Une éblouissante exposition à Orsay combine solidité historique et jouissance visuelle. Vous reprendrez bien un peu de chocolat Menier ?
Le second XIXe siècle, ventre fécond d’une modernité plastique et prolifique a accouché d’un homo aestheticus sinon nouveau, du moins modifié, en tout cas sous le rapport de l’appareil optique. On peut consulter, sur ce chapitre, les impressionnistes, Nabis et autres Cézanne. Ou simplement descendre dans la rue parisienne (et de remonter, grâce à Orsay, le cours des siècles).

Imprimerie P. Vercasson & Cie (Paris)
Société Le Trèfle à quatre feuilles.
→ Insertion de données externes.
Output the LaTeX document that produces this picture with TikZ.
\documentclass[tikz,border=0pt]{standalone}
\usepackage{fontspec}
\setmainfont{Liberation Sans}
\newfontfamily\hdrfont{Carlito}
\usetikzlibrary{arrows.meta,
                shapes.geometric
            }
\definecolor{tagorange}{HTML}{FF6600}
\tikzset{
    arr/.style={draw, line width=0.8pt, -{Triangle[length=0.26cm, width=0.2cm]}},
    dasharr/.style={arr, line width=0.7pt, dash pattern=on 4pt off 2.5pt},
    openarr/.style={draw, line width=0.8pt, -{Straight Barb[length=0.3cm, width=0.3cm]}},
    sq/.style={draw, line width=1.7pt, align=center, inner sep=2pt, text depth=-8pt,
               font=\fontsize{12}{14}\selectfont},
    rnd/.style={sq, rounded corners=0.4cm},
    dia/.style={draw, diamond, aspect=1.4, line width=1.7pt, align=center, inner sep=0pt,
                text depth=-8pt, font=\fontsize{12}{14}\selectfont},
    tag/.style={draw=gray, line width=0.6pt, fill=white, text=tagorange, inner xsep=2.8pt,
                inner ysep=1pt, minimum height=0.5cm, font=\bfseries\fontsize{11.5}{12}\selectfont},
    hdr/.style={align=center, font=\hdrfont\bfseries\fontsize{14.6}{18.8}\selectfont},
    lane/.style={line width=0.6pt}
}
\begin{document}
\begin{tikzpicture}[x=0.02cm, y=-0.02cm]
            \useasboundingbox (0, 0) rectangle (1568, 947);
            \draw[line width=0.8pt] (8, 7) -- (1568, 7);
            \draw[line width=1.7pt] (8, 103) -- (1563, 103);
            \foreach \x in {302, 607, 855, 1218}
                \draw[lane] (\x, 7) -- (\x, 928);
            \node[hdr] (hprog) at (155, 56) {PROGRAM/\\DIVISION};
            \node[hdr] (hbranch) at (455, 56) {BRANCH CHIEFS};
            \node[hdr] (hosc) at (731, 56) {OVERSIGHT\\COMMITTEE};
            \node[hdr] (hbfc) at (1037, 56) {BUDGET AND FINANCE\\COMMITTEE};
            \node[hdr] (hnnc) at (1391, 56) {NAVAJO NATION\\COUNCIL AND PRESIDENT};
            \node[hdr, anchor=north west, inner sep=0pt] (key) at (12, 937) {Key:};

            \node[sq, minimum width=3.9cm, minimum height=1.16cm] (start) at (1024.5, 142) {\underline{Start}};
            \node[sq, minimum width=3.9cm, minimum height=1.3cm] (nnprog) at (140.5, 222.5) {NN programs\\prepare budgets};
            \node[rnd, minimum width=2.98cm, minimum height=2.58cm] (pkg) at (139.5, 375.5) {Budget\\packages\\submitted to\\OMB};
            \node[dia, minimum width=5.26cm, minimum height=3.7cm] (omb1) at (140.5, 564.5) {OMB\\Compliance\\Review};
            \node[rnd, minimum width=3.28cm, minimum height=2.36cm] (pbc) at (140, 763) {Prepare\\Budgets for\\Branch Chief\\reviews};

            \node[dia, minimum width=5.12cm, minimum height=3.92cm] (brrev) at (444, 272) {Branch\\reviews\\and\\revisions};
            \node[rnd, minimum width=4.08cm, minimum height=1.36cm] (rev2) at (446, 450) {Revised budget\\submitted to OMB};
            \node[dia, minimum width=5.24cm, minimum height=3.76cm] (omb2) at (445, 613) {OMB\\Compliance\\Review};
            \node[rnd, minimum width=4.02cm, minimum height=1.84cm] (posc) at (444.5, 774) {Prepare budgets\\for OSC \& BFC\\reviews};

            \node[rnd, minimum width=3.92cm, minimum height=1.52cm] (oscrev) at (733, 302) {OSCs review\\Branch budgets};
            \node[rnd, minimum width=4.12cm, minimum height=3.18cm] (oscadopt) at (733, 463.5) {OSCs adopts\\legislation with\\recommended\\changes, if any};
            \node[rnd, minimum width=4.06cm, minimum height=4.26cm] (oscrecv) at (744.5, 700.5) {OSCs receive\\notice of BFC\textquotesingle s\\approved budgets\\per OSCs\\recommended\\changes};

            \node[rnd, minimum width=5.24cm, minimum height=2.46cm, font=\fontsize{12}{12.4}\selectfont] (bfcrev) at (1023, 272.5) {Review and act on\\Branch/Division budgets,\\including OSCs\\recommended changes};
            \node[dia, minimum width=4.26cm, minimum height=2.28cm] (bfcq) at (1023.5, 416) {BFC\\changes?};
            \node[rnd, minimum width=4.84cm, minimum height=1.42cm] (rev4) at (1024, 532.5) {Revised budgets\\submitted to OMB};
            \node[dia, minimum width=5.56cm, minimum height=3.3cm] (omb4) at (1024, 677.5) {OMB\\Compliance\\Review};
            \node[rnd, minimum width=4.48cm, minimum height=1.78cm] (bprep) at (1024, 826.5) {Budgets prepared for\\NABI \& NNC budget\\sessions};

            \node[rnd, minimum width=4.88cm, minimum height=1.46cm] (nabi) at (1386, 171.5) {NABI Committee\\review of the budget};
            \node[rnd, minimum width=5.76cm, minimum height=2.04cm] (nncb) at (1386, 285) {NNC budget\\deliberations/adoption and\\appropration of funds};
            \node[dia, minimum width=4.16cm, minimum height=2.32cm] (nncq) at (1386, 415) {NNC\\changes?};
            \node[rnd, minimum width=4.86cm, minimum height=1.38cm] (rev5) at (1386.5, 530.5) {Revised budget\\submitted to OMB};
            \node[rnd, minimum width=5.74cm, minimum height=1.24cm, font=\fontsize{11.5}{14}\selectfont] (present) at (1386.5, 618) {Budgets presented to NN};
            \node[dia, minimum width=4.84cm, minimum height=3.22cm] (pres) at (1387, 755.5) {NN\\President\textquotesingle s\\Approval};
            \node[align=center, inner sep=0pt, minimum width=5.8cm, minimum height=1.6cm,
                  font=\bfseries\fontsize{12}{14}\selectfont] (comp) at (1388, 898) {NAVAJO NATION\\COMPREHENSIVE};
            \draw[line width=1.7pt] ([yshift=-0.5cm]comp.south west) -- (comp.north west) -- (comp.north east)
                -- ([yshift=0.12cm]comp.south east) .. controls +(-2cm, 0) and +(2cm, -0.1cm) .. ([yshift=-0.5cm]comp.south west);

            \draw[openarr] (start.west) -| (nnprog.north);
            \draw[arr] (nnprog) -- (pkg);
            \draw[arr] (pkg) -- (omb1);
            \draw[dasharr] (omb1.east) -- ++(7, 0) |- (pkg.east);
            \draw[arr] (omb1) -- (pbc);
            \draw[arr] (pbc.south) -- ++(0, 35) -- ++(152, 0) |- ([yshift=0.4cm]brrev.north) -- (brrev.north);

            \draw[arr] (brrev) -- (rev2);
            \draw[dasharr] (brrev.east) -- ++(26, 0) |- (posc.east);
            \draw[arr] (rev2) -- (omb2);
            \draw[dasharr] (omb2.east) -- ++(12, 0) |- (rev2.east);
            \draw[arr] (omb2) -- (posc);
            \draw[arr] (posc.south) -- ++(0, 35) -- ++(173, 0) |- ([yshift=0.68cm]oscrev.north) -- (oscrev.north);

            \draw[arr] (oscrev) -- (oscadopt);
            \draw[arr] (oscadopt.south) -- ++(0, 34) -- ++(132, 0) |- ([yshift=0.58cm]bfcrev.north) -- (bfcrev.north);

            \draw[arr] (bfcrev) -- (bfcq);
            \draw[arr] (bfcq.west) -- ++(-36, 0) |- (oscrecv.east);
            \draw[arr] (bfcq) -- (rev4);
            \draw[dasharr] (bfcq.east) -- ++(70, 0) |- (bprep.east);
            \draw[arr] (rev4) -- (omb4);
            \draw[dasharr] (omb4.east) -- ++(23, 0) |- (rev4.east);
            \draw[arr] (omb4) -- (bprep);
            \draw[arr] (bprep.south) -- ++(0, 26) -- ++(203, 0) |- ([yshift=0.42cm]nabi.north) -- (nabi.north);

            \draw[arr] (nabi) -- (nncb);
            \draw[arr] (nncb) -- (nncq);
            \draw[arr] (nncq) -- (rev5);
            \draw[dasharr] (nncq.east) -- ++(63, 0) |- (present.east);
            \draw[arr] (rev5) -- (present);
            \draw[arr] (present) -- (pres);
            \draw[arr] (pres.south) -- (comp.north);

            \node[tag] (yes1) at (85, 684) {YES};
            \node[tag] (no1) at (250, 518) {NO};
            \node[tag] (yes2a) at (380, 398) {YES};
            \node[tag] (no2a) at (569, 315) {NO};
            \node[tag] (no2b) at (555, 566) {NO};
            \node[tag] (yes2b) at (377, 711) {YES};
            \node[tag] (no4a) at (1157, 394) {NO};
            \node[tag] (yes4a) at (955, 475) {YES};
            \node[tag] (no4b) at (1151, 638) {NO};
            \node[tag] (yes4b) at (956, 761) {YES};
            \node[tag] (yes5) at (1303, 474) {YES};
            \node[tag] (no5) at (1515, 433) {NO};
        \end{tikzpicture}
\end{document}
Automobiles Brasier, 1907
Lithographie en couleurs, 162 × 122 cm
Paris, Bibliothèque nationale de France, département des Estampes et de la photographie
Photo BnF
Et interroger les affiches qui la pavoisent. Saynète de café mise en scène par l’esprit de la Publicité. Danseuse affriolante et bondissante dans la féerie rosée de ses légers vêtements. Fantasme exotique d’Asie lointaine. Grande actrice tragique aux yeux de possédée. Gamine craquante et cacaophile. Les murs n’ont pas d’oreilles, ils ont des images. Et portent ainsi haut les couleurs du quinquina Saint-Raphaël (affiche de José Belon et superbe morceau d’éloquence visuelle) ; de l’Olympia, « anciennes Montagnes Russes, boulevard des Capucines » (par Jules Chéret, qui est un peu le sujet officieux de cette exposition, tant son rôle a été déterminant dans ce feu d’artifice de l’affiche qui éclabousse Orsay de ses couleurs irrépressibles) ; des solennels mandarins nattés de l’ « Absinthe-Chinoise » qui « remplace avantageusement l’absinthe sans en avoir les inconvénients » (avis aux amateurs : on la trouve aux 49 & 51 rue Lafayette) ; de Sarah Bernhardt en Médée au look de statue de la Liberté hallucinée (Mucha, of course, dont, à force d’avoir vu les œuvres en cartes postales, on a tendance à oublier la force expressive) ; du chocolat Menier et de sa gosse graffiteuse (Firmin Bouisset).
La marche de l’exposition, parfaitement ordonnée, initie le visiteur aux rouages techniques de la lithographie, au contexte économique qui voit les grands magasins s’inscrire dans le paysage, aux tensions politiques (ainsi, une section est consacrée au militantisme par murs et affiches interposés), aux tendances esthétiques (Bonnard, Toulouse-Lautrec, ou Henri-Gabriel Ibels, qu’on découvre ici avec bonheur, ne feront pas la fine bouche devant l’affiche) … Balade enchanteresse. « Enchanteresse », car, oui, c’est un envoûtement qui émane de cette modernité, fût-elle mercantile. Un sentiment composite qui tient du léger serrement de cœur devant les surfaces pimpantes d’un passé révolu et de l’ébahissement admiratif devant l’intelligence plastique déployée. Un sentiment analogue à celui que produira, des décennies plus tard, le Pop Art.
Mais ce qui ressort avant tout de ce grand effeuillage d’affiches, c’est une intuition anatomique. Touchant à la physiologie ophtalmique. J’en reviens à mon homo aestheticus de tout à l’heure. Éclat des couleurs, densité des images, tentation de la déformation caricaturale ou inclination à la simplification (citons ici le génial Leonetto Cappiello) : il y a ici tous les états de la perception visuelle, toutes les possibilités du regard. Comme si un œil nouveau était apparu, désireux d’exercer au maximum toutes ses facultés. Et que les affiches portaient le témoignage de cette mutation.
L’art est dans la rue, musée d’Orsay, jusqu’au 6 juillet.